◆ WHAT THE EXERCISE ASKS ◆
Which lines contain the word "chart"? Return each of them as written.

◆ EXTRACTED INFORMATION ◆
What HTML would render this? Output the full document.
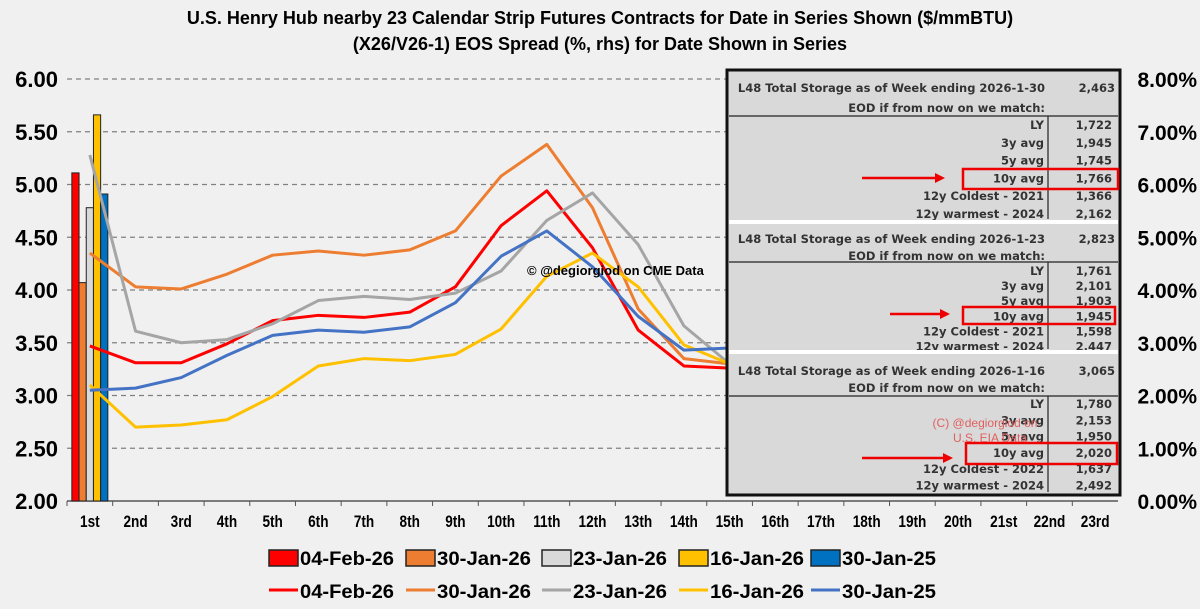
<!DOCTYPE html>
<html><head><meta charset="utf-8"><style>
html,body{margin:0;padding:0;background:#f0f0f0;}
svg{display:block;font-family:"Liberation Sans",Arial,sans-serif;}
.n{font-family:"Liberation Sans",sans-serif;font-weight:bold;}
.t{font-family:"DejaVu Sans","Liberation Sans",sans-serif;font-weight:bold;font-size:11.5px;fill:#333;}
</style></head><body>
<svg id="c" width="1200" height="609" viewBox="0 0 1200 609">
<rect width="1200" height="609" fill="#f0f0f0"/>
<text x="600" y="24" text-anchor="middle" font-size="18" font-weight="bold">U.S. Henry Hub nearby 23 Calendar Strip Futures Contracts for Date in Series Shown ($/mmBTU)</text>
<text x="600" y="50" text-anchor="middle" font-size="18" font-weight="bold">(X26/V26-1) EOS Spread (%, rhs) for Date Shown in Series</text>
<g id="grid"></g><g id="axes"></g><g id="xl" transform="scale(0.8,1)"></g><g id="bars"></g><g id="lines"></g>
<text x="527" y="275" font-size="13" font-weight="bold">© @degiorgiod on CME Data</text>
<g id="table"></g>
<g id="legend"></g>
</svg>
<script>
const categories=["1st","2nd","3rd","4th","5th","6th","7th","8th","9th","10th","11th","12th","13th","14th","15th","16th","17th","18th","19th","20th","21st","22nd","23rd"];
const seriesNames=["04-Feb-26","30-Jan-26","23-Jan-26","16-Jan-26","30-Jan-25"];
const barValues=[5.11,4.07,4.78,5.66,4.91];
const line0=[3.47,3.31,3.31,3.49,3.71,3.76,3.74,3.79,4.03,4.61,4.94,4.40,3.62,3.28,3.26];
const line1=[4.35,4.03,4.01,4.15,4.33,4.37,4.33,4.38,4.56,5.08,5.38,4.78,3.82,3.35,3.30];
const line2=[5.28,3.61,3.50,3.53,3.68,3.90,3.94,3.91,3.97,4.18,4.66,4.92,4.43,3.66,3.30];
const line3=[3.10,2.70,2.72,2.77,2.99,3.28,3.35,3.33,3.39,3.63,4.13,4.35,4.03,3.48,3.30];
const line4=[3.05,3.07,3.17,3.38,3.57,3.62,3.60,3.65,3.88,4.32,4.56,4.22,3.75,3.43,3.45];
const leftTicks=["2.00","2.50","3.00","3.50","4.00","4.50","5.00","5.50","6.00"];
const rightTicks=["0.00%","1.00%","2.00%","3.00%","4.00%","5.00%","6.00%","7.00%","8.00%"];
const barColors=["#ff0000","#ed7d31","#d9d9d9","#ffc000","#0070c0"];
const lineColors=["#ff0000","#ed7d31","#a5a5a5","#ffc000","#4472c4"];
const NS="http://www.w3.org/2000/svg";
const X0=67,X1=1118,Y0=501,Y1=79,step=(X1-X0)/23;
const y=v=>Y0-(v-2)/4*(Y0-Y1);
const x=i=>X0+step*(i+0.5);
function mk(t,a,p){const e=document.createElementNS(NS,t);for(const k in a)e.setAttribute(k,a[k]);(p||document.getElementById('c')).appendChild(e);return e;}
const grid=document.getElementById('grid'),axes=document.getElementById('axes'),xl=document.getElementById('xl');
leftTicks.forEach((t,i)=>{const v=parseFloat(t);const yy=y(v);
 if(i>0){const g=mk('line',{x1:X0,x2:X1,y1:yy,y2:yy,stroke:'#808080','stroke-width':1.3,'stroke-dasharray':'5,4'},grid);
 
 }
 const l=mk('text',{x:58,y:yy+8,'text-anchor':'end','font-size':22,'font-weight':'bold'},axes);l.textContent=t;
 
 
 const r=mk('text',{x:1197,y:yy+8,'text-anchor':'end','font-size':21,'font-weight':'bold'},axes);r.textContent=rightTicks[i];
 
 
});
const ax=mk('line',{x1:X0,x2:X1,y1:Y0,y2:Y0,stroke:'#555','stroke-width':1.5},axes);


categories.forEach((c,i)=>{
 const tk=mk('line',{x1:X0+step*i,x2:X0+step*i,y1:Y0,y2:Y0+5,stroke:'#555'},axes);
 
 
 const t=mk('text',{x:x(i)/0.8,y:Y0+26,'text-anchor':'middle','font-size':17,class:'n'},xl);t.textContent=c;
 
 
});
const bars=document.getElementById('bars');const bw=7.2;
barValues.forEach((v,i)=>{const bx=x(0)-18+bw*i;
 const b=mk('rect',{x:bx,y:y(v),width:bw,height:Y0-y(v),fill:barColors[i],stroke:'#222','stroke-width':1},bars);
 
 
});
const lines=document.getElementById('lines');
[line0,line1,line2,line3,line4].forEach((arr,k)=>{
 const p=mk('polyline',{points:arr.map((v,i)=>x(i)+','+y(v)).join(' '),fill:'none',stroke:lineColors[k],'stroke-width':3,'stroke-linejoin':'round'},lines);
 
 
});
const tb=document.getElementById('table');
mk('rect',{x:727,y:70,width:393,height:425,fill:'#d9d9d9',stroke:'#111','stroke-width':3},tb);
const secs=[
 {top:70,bot:222,date:'2026-1-30',tot:'2,463',rows:[['LY','1,722'],['3y avg','1,945'],['5y avg','1,745'],['10y avg','1,766'],['12y Coldest - 2021','1,366'],['12y warmest - 2024','2,162']],h:88,e:108,l:116,r0:125,rs:17.8,box:[963,169,155,20],arr:[862,945,178]},
 {top:222,bot:352,date:'2026-1-23',tot:'2,823',rows:[['LY','1,761'],['3y avg','2,101'],['5y avg','1,903'],['10y avg','1,945'],['12y Coldest - 2021','1,598'],['12y warmest - 2024','2,447']],h:239,e:256,l:262,r0:271,rs:15.1,box:[963,307,152,17],arr:[890,950,314]},
 {top:352,bot:495,date:'2026-1-16',tot:'3,065',rows:[['LY','1,780'],['3y avg','2,153'],['5y avg','1,950'],['10y avg','2,020'],['12y Coldest - 2022','1,637'],['12y warmest - 2024','2,492']],h:371,e:388,l:396,r0:404,rs:16.3,box:[966,443,151,21],arr:[862,953,458]}];
secs.forEach((s,si)=>{
 if(si>0)mk('rect',{x:729,y:s.top-2,width:389,height:4,fill:'#fff'},tb);
 mk('line',{x1:729,x2:1118,y1:s.l,y2:s.l,stroke:'#222','stroke-width':1.2},tb);
 mk('line',{x1:1048,x2:1048,y1:s.l,y2:s.bot-3,stroke:'#222','stroke-width':1.2},tb);
 const t1=mk('text',{x:1045,y:s.h+4,'text-anchor':'end',class:'t'},tb);t1.textContent='L48 Total Storage as of Week ending '+s.date;
 const t2=mk('text',{x:1115,y:s.h+4,'text-anchor':'end',class:'t'},tb);t2.textContent=s.tot;
 const t3=mk('text',{x:1045,y:s.e+4,'text-anchor':'end',class:'t'},tb);t3.textContent='EOD if from now on we match:';
 s.rows.forEach((r,i)=>{const yy=s.r0+i*s.rs+4;
  const a=mk('text',{x:1044,y:yy,'text-anchor':'end',class:'t'},tb);a.textContent=r[0];
  const b=mk('text',{x:1112,y:yy,'text-anchor':'end',class:'t'},tb);b.textContent=r[1];});
 mk('rect',{x:s.box[0],y:s.box[1],width:s.box[2],height:s.box[3],fill:'none',stroke:'#e00','stroke-width':2.5},tb);
 mk('line',{x1:s.arr[0],x2:s.arr[1]-8,y1:s.arr[2],y2:s.arr[2],stroke:'#e00','stroke-width':2.5},tb);
 mk('polygon',{points:(s.arr[1]-10)+','+(s.arr[2]-5)+' '+s.arr[1]+','+s.arr[2]+' '+(s.arr[1]-10)+','+(s.arr[2]+5),fill:'#e00'},tb);
});
const wm=mk('text',{x:985,y:427,'text-anchor':'middle','font-size':12,fill:'#e06060'},tb);wm.textContent='(C) @degiorgiod on';
const wm2=mk('text',{x:990,y:442,'text-anchor':'middle','font-size':12,fill:'#e06060'},tb);wm2.textContent='U.S. EIA Data';
const lg=document.getElementById('legend');
const legX=[269,406,542,679,811];
seriesNames.forEach((n,i)=>{const lx=legX[i];
 const sq=mk('rect',{x:lx,y:550,width:29,height:16,fill:barColors[i],stroke:'#222','stroke-width':1.5},lg);
 
 
 const t=mk('text',{x:lx+31,y:565,'font-size':19,class:'n',textLength:94,lengthAdjust:'spacingAndGlyphs'},lg);t.textContent=n;
 
 
 const ln=mk('line',{x1:lx,x2:lx+29,y1:590,y2:590,stroke:lineColors[i],'stroke-width':3},lg);
 
 
 const t2=mk('text',{x:lx+31,y:598,'font-size':19,class:'n',textLength:94,lengthAdjust:'spacingAndGlyphs'},lg);t2.textContent=n;
 
 
});
</script>
</body></html>
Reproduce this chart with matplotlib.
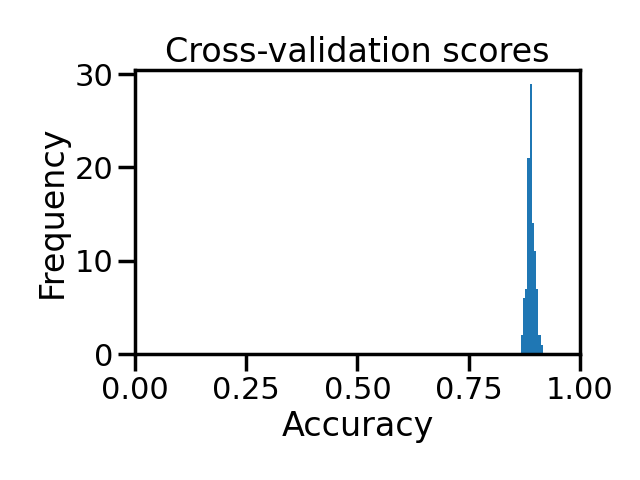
import numpy as np
import matplotlib
matplotlib.use("Agg")
import matplotlib.pyplot as plt
import seaborn as sns

# histogram of cross-validation accuracy
counts = [2, 6, 7, 21, 29, 14, 11, 7, 2, 1]
score_min = 0.867
score_max = 0.917

sns.set_context("poster")

edges = np.linspace(score_min, score_max, len(counts) + 1)
centers = (edges[:-1] + edges[1:]) / 2

fig = plt.figure(figsize=(6.4, 4.8), dpi=100)
ax = fig.add_axes([0.211, 0.2625, 0.695, 0.5917])
ax.hist(centers, bins=edges, weights=counts)
ax.set_xlim(0, 1)
ax.set_xticks([0, 0.25, 0.5, 0.75, 1.0])
ax.set_yticks([0, 10, 20, 30])
ax.set_xlabel("Accuracy")
ax.set_ylabel("Frequency")
ax.set_title("Cross-validation scores")
fig.savefig("out.png")
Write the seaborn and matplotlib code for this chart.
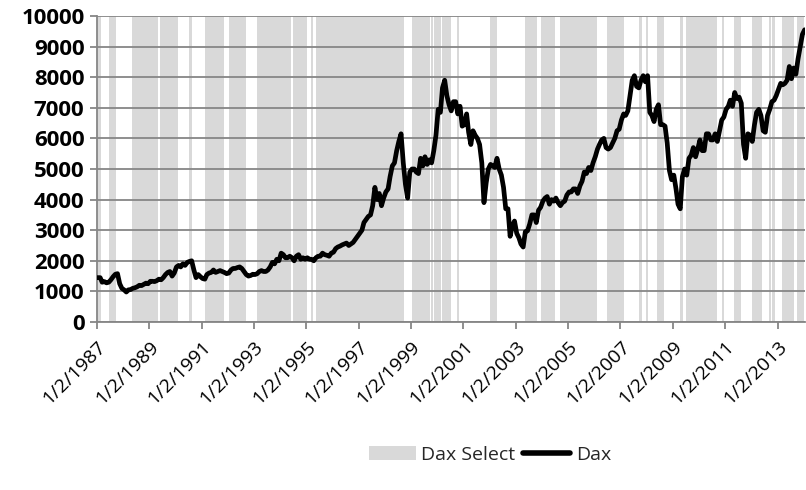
# DAX com períodos "Dax Select" sombreados
import pandas as pd
import matplotlib
matplotlib.use("Agg")
import matplotlib.pyplot as plt
import seaborn as sns
from matplotlib.patches import Patch
from matplotlib.lines import Line2D

sns.set_theme(style="white")
plt.rcParams['font.family'] = ['Open Sans', 'DejaVu Sans']

# Valores mensais do DAX, jan/1987 .. dez/2013
dax_por_ano = {
    1987: [1450, 1300, 1320, 1280, 1300, 1380, 1480, 1560, 1580, 1250, 1100, 1050],
    1988: [980, 1050, 1060, 1100, 1120, 1150, 1200, 1190, 1230, 1270, 1250, 1330],
    1989: [1330, 1320, 1350, 1400, 1380, 1450, 1550, 1620, 1650, 1500, 1600, 1800],
    1990: [1850, 1800, 1900, 1850, 1950, 1980, 2000, 1700, 1450, 1550, 1480, 1420],
    1991: [1400, 1550, 1600, 1620, 1700, 1620, 1650, 1680, 1650, 1620, 1580, 1600],
    1992: [1700, 1750, 1750, 1780, 1800, 1750, 1650, 1550, 1500, 1520, 1560, 1550],
    1993: [1580, 1650, 1680, 1650, 1650, 1700, 1800, 1950, 1900, 2050, 2000, 2250],
    1994: [2200, 2100, 2100, 2150, 2100, 2000, 2150, 2200, 2050, 2100, 2050, 2100],
    1995: [2050, 2050, 2000, 2100, 2150, 2150, 2250, 2200, 2180, 2150, 2250, 2280],
    1996: [2400, 2450, 2480, 2520, 2550, 2580, 2500, 2550, 2600, 2700, 2800, 2900],
    1997: [3000, 3250, 3350, 3450, 3500, 3800, 4400, 4000, 4200, 3800, 4050, 4250],
    1998: [4350, 4750, 5100, 5200, 5600, 5900, 6150, 5200, 4500, 4050, 4900, 5000],
    1999: [5000, 4900, 4850, 5350, 5100, 5400, 5150, 5300, 5200, 5600, 6100, 6950],
    2000: [6850, 7650, 7900, 7400, 7100, 6900, 7200, 7200, 6800, 7050, 6400, 6450],
    2001: [6800, 6200, 5800, 6250, 6100, 6000, 5800, 5200, 3900, 4550, 5000, 5150],
    2002: [5100, 5050, 5350, 5000, 4800, 4400, 3700, 3700, 2800, 3150, 3300, 2900],
    2003: [2750, 2550, 2450, 2950, 2980, 3200, 3500, 3500, 3250, 3650, 3750, 3950],
    2004: [4050, 4100, 3850, 4000, 3950, 4050, 3900, 3800, 3900, 3950, 4150, 4250],
    2005: [4250, 4350, 4350, 4200, 4450, 4600, 4900, 4850, 5050, 4950, 5200, 5400],
    2006: [5650, 5800, 5950, 6000, 5700, 5650, 5700, 5850, 6000, 6250, 6300, 6600],
    2007: [6800, 6750, 6900, 7400, 7900, 8050, 7700, 7650, 7900, 8050, 7850, 8050],
    2008: [6850, 6750, 6550, 6950, 7100, 6450, 6450, 6400, 5850, 4950, 4650, 4800],
    2009: [4350, 3850, 3700, 4750, 5000, 4800, 5350, 5450, 5700, 5400, 5650, 5950],
    2010: [5600, 5600, 6150, 6150, 5950, 5950, 6150, 5900, 6250, 6600, 6700, 6950],
    2011: [7050, 7250, 7050, 7500, 7300, 7350, 7150, 5800, 5350, 6150, 6100, 5900],
    2012: [6450, 6850, 6950, 6750, 6250, 6200, 6750, 6950, 7200, 7250, 7400, 7600],
    2013: [7800, 7750, 7800, 7900, 8350, 7950, 8300, 8100, 8600, 9000, 9400, 9550],
}

# Períodos "Dax Select" (início, fim)
select_inicio = [
    "1987-01-02", "1987-06-13", "1988-05-01", "1989-05-26", "1990-07-12",
    "1991-02-24", "1992-01-16", "1993-02-07", "1994-06-28", "1995-03-11",
    "1995-05-22", "1999-01-09", "1999-10-05", "1999-11-18", "2000-03-14",
    "2000-10-01", "2002-01-02", "2003-05-08", "2003-12-14", "2004-09-16",
    "2006-06-21", "2007-09-17", "2007-12-28", "2008-05-30", "2009-04-06",
    "2009-07-09", "2010-11-25", "2011-05-09", "2012-01-16", "2012-09-06",
    "2012-10-20", "2013-03-01", "2013-10-05",
]
select_fim = [
    "1987-02-28", "1987-09-20", "1989-04-27", "1990-02-10", "1990-08-25",
    "1991-11-06", "1992-09-13", "1994-06-03", "1995-01-16", "1995-04-05",
    "1998-09-27", "1999-09-17", "1999-10-31", "2000-02-21", "2000-07-16",
    "2000-10-27", "2002-04-10", "2003-10-20", "2004-06-28", "2006-02-06",
    "2007-02-21", "2007-11-03", "2008-01-23", "2008-09-02", "2009-05-19",
    "2010-09-06", "2010-12-16", "2011-08-08", "2012-06-03", "2012-09-28",
    "2012-11-22", "2013-08-19", "2014-01-05",
]

tick_labels = ["1/2/1987", "1/2/1989", "1/2/1991", "1/2/1993", "1/2/1995",
               "1/2/1997", "1/2/1999", "1/2/2001", "1/2/2003", "1/2/2005",
               "1/2/2007", "1/2/2009", "1/2/2011", "1/2/2013"]

# Montando o DataFrame
valores = [v for ano in sorted(dax_por_ano) for v in dax_por_ano[ano]]
datas = pd.date_range("1987-01-02", periods=len(valores), freq="MS") + pd.Timedelta(days=14)
datas = datas.insert(0, pd.Timestamp("1987-01-02"))
valores = [valores[0]] + valores
df = pd.DataFrame({"data": datas, "Dax": valores})

fig = plt.figure(figsize=(8.06, 4.90), dpi=100)
ax = fig.add_axes([97 / 806, 1 - 322 / 490, 708 / 806, 306 / 490])

cinza = "#D9D9D9"
for ini, fim in zip(select_inicio, select_fim):
    ax.axvspan(pd.Timestamp(ini), pd.Timestamp(fim), color=cinza, lw=0, zorder=0)

sns.lineplot(data=df, x="data", y="Dax", color="black", linewidth=3.4, ax=ax, zorder=3)

ax.set_xlim(pd.Timestamp("1987-01-02"), pd.Timestamp("2014-01-20"))
ax.set_ylim(0, 10000)
ax.set_yticks(range(0, 10001, 1000))
ax.yaxis.grid(True, color="#868686", linewidth=1.3, zorder=0.5)
ax.set_axisbelow(True)

ticks = pd.to_datetime(tick_labels, format="%m/%d/%Y")
ax.set_xticks(ticks)
ax.set_xticklabels(tick_labels, rotation=45, ha="right", rotation_mode="anchor")

for lado in ["top", "right"]:
    ax.spines[lado].set_visible(False)
for lado in ["left", "bottom"]:
    ax.spines[lado].set_color("#868686")
    ax.spines[lado].set_linewidth(1.3)

ax.tick_params(axis="both", which="major", length=5, width=1.3, color="#868686",
               labelcolor="black", direction="out")
ax.tick_params(axis="x", bottom=True, pad=6, labelsize=14)
ax.tick_params(axis="y", left=True, pad=4, labelsize=16)
for lbl in ax.get_yticklabels():
    lbl.set_fontweight("bold")
ax.set_xlabel("")
ax.set_ylabel("")

# Legenda
handles = [Patch(facecolor=cinza, edgecolor="none", label="Dax Select"),
           Line2D([0], [0], color="black", linewidth=4, label="Dax")]
fig.legend(handles=handles, loc="center", bbox_to_anchor=(490 / 806, 1 - 455 / 490),
           ncol=2, frameon=False, fontsize=14, handlelength=2.4, handletextpad=0.3,
           columnspacing=0.4)

plt.savefig("out.png", dpi=100)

◆ COMPLETE OUTPUT ◆
Reproduce this chart with matplotlib.
Write the seaborn and matplotlib code for this chart.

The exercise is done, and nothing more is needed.